>> start

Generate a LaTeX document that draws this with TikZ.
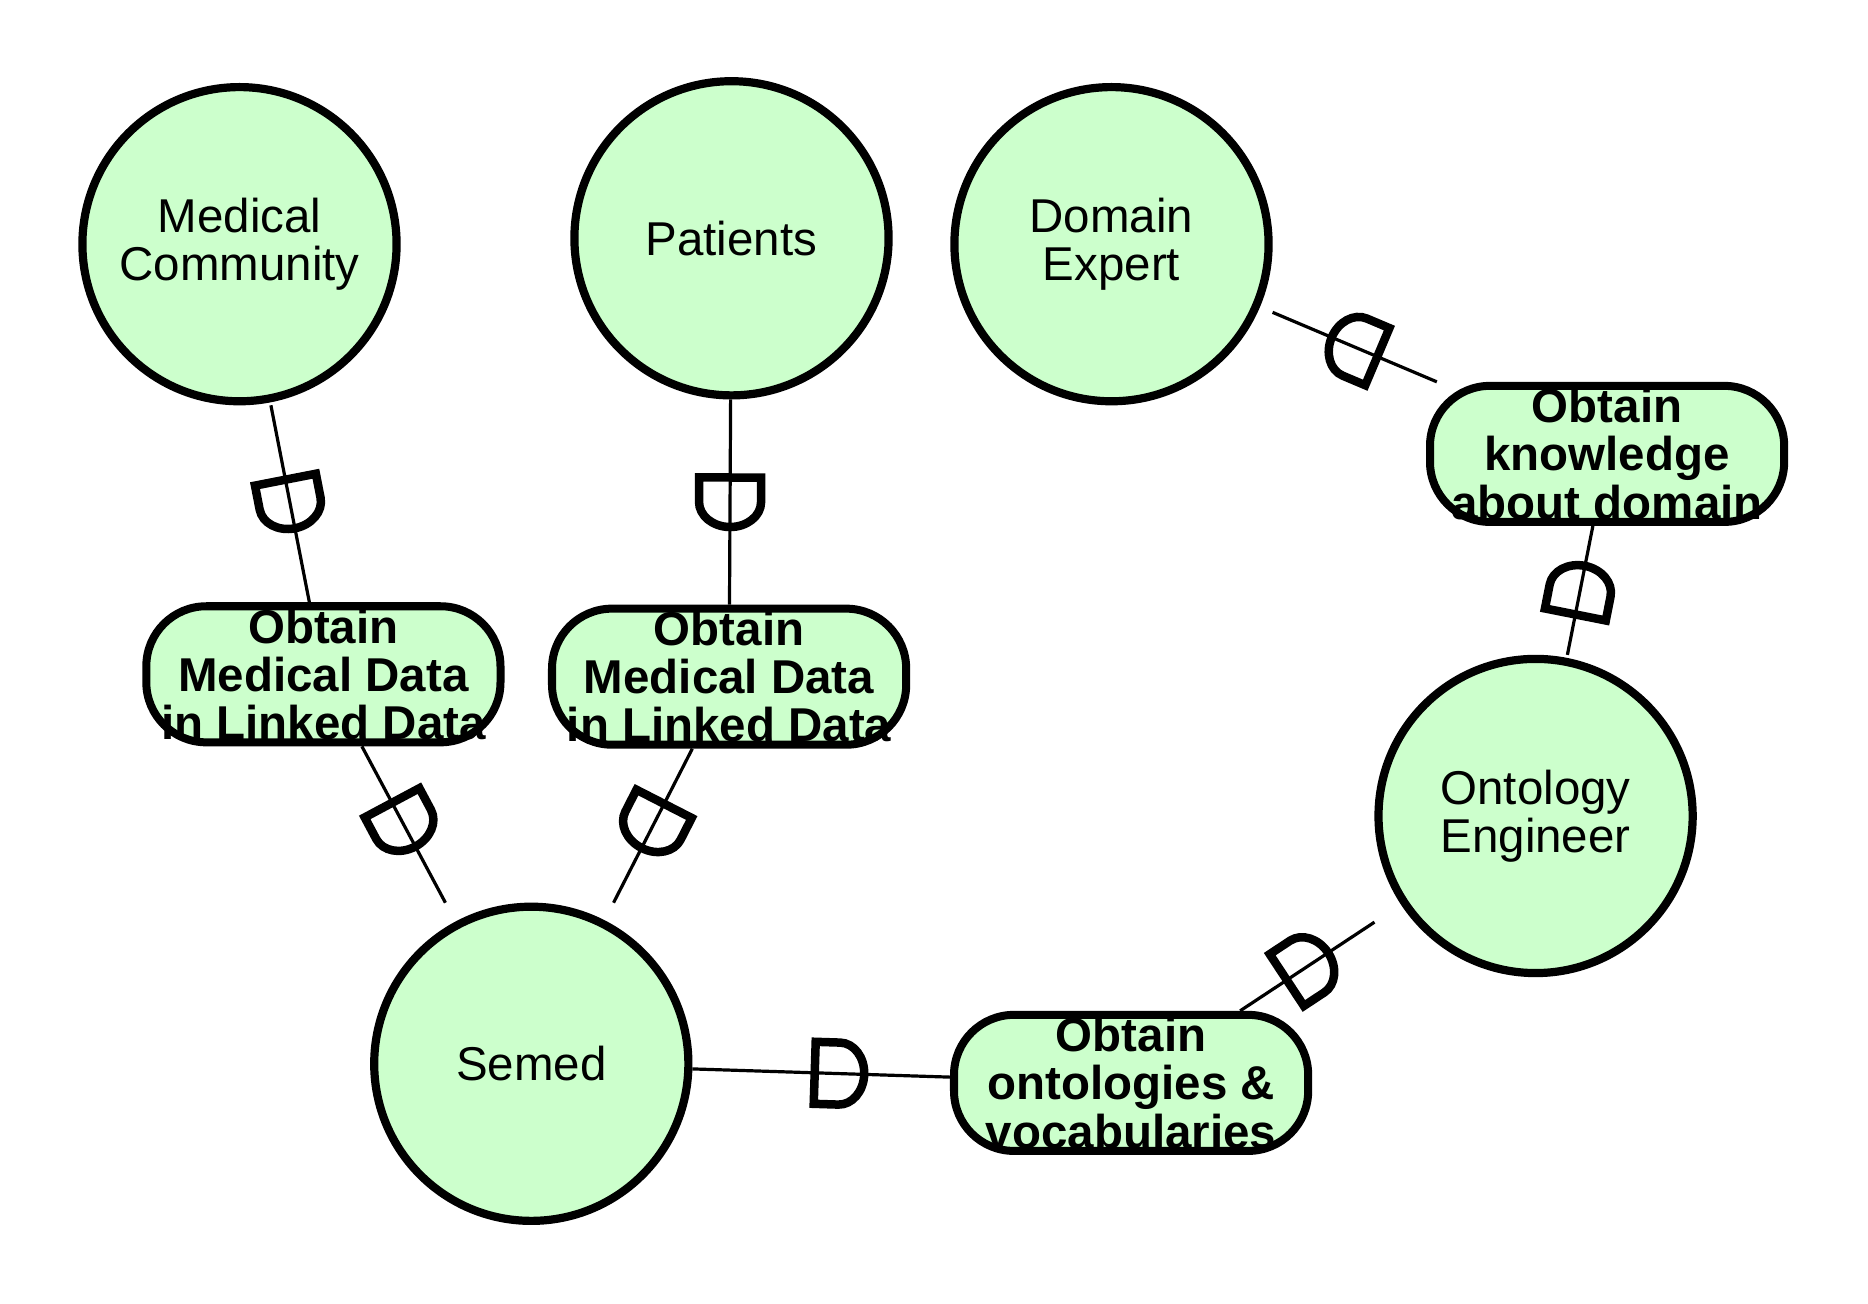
\documentclass[tikz,border=0pt]{standalone}
\usepackage{fontspec}
\setmainfont{Liberation Sans}
\usetikzlibrary{decorations.markings}
\definecolor{goalgreen}{RGB}{204,255,204}
\begin{document}
\begin{tikzpicture}[x=0.01cm,y=0.01cm,
  actor/.style={circle,draw=black,fill=goalgreen,line width=0.082cm,minimum size=3.14cm,inner sep=0pt,align=center,font=\fontsize{13.5pt}{13.7pt}\selectfont},
  bboxnode/.style={rectangle,minimum size=3.22cm,inner sep=0pt,outer sep=0pt},
  goal/.style={rectangle,rounded corners=0.6cm,draw=black,fill=goalgreen,line width=0.08cm,minimum width=3.54cm,minimum height=1.36cm,inner sep=0pt},
  goaltext/.style={align=center,inner sep=0pt,font=\bfseries\fontsize{13.5pt}{13.7pt}\selectfont},
  dmark/.style={line width=0.032cm,postaction={decorate},
    decoration={markings,mark=at position #1 with {\draw[line width=0.085cm,miter limit=4]
      (-0.245cm,0.31cm) -- (0cm,0.31cm) arc[start angle=90,end angle=-90,x radius=0.25cm,y radius=0.31cm] -- (-0.245cm,-0.31cm) -- cycle;}}},
  dmark/.default=0.5
]
\useasboundingbox (0,0) rectangle (1868,-1304);

% actors
\node[actor] (mc) at (239.5,-244.2) {Medical\\Community};
\node[actor] (pa) at (731.5,-238.3) {Patients};
\node[actor] (de) at (1111.5,-244.2) {Domain\\Expert};
\node[actor] (oe) at (1535.6,-816) {Ontology\\Engineer};
\node[actor] (se) at (531.3,-1063.8) {Semed};

% bounding rectangles of the actors (connector ends)
\node[bboxnode] (mcR) at (mc) {};
\node[bboxnode] (paR) at (pa) {};
\node[bboxnode] (deR) at (de) {};
\node[bboxnode] (oeR) at (oe) {};
\node[bboxnode] (seR) at (se) {};

% goals
\node[goal] (b1) at (323.4,-674.3) {};
\node[goal] (b2) at (729.1,-676.7) {};
\node[goal] (b3) at (1607.1,-453.9) {};
\node[goal] (b4) at (1131.1,-1082.9) {};
\node[goaltext] (t1) at (b1) {Obtain\\Medical Data\\in Linked Data};
\node[goaltext] (t2) at (b2) {Obtain\\Medical Data\\in Linked Data};
\node[goaltext] (t3) at (b3) {Obtain\\knowledge\\about domain};
\node[goaltext] (t4) at (b4) {Obtain\\ontologies \&\\vocabularies};

% dependencies
\draw[dmark] (mcR) -- (b1);
\draw[dmark] (b1) -- (seR);
\draw[dmark] (paR) -- (b2);
\draw[dmark] (b2) -- (seR);
\draw[dmark] (b3) -- (deR);
\draw[dmark] (oeR) -- (b3);
\draw[dmark] (b4) -- (oeR);
\draw[dmark=0.57] (seR) -- (b4);
\end{tikzpicture}
\end{document}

>> end

> **What to work on**
Reproduce the listing above exactly, excluding all pictures.

> **Written response**
Generate a LaTeX document that draws this with TikZ.
\documentclass[tikz,border=0pt]{standalone}
\usepackage{fontspec}
\setmainfont{Liberation Sans}
\usetikzlibrary{decorations.markings}
\definecolor{goalgreen}{RGB}{204,255,204}
\begin{document}
\begin{tikzpicture}[x=0.01cm,y=0.01cm,
  actor/.style={circle,draw=black,fill=goalgreen,line width=0.082cm,minimum size=3.14cm,inner sep=0pt,align=center,font=\fontsize{13.5pt}{13.7pt}\selectfont},
  bboxnode/.style={rectangle,minimum size=3.22cm,inner sep=0pt,outer sep=0pt},
  goal/.style={rectangle,rounded corners=0.6cm,draw=black,fill=goalgreen,line width=0.08cm,minimum width=3.54cm,minimum height=1.36cm,inner sep=0pt},
  goaltext/.style={align=center,inner sep=0pt,font=\bfseries\fontsize{13.5pt}{13.7pt}\selectfont},
  dmark/.style={line width=0.032cm,postaction={decorate},
    decoration={markings,mark=at position #1 with {\draw[line width=0.085cm,miter limit=4]
      (-0.245cm,0.31cm) -- (0cm,0.31cm) arc[start angle=90,end angle=-90,x radius=0.25cm,y radius=0.31cm] -- (-0.245cm,-0.31cm) -- cycle;}}},
  dmark/.default=0.5
]
\useasboundingbox (0,0) rectangle (1868,-1304);

% actors
\node[actor] (mc) at (239.5,-244.2) {Medical\\Community};
\node[actor] (pa) at (731.5,-238.3) {Patients};
\node[actor] (de) at (1111.5,-244.2) {Domain\\Expert};
\node[actor] (oe) at (1535.6,-816) {Ontology\\Engineer};
\node[actor] (se) at (531.3,-1063.8) {Semed};

% bounding rectangles of the actors (connector ends)
\node[bboxnode] (mcR) at (mc) {};
\node[bboxnode] (paR) at (pa) {};
\node[bboxnode] (deR) at (de) {};
\node[bboxnode] (oeR) at (oe) {};
\node[bboxnode] (seR) at (se) {};

% goals
\node[goal] (b1) at (323.4,-674.3) {};
\node[goal] (b2) at (729.1,-676.7) {};
\node[goal] (b3) at (1607.1,-453.9) {};
\node[goal] (b4) at (1131.1,-1082.9) {};
\node[goaltext] (t1) at (b1) {Obtain\\Medical Data\\in Linked Data};
\node[goaltext] (t2) at (b2) {Obtain\\Medical Data\\in Linked Data};
\node[goaltext] (t3) at (b3) {Obtain\\knowledge\\about domain};
\node[goaltext] (t4) at (b4) {Obtain\\ontologies \&\\vocabularies};

% dependencies
\draw[dmark] (mcR) -- (b1);
\draw[dmark] (b1) -- (seR);
\draw[dmark] (paR) -- (b2);
\draw[dmark] (b2) -- (seR);
\draw[dmark] (b3) -- (deR);
\draw[dmark] (oeR) -- (b3);
\draw[dmark] (b4) -- (oeR);
\draw[dmark=0.57] (seR) -- (b4);
\end{tikzpicture}
\end{document}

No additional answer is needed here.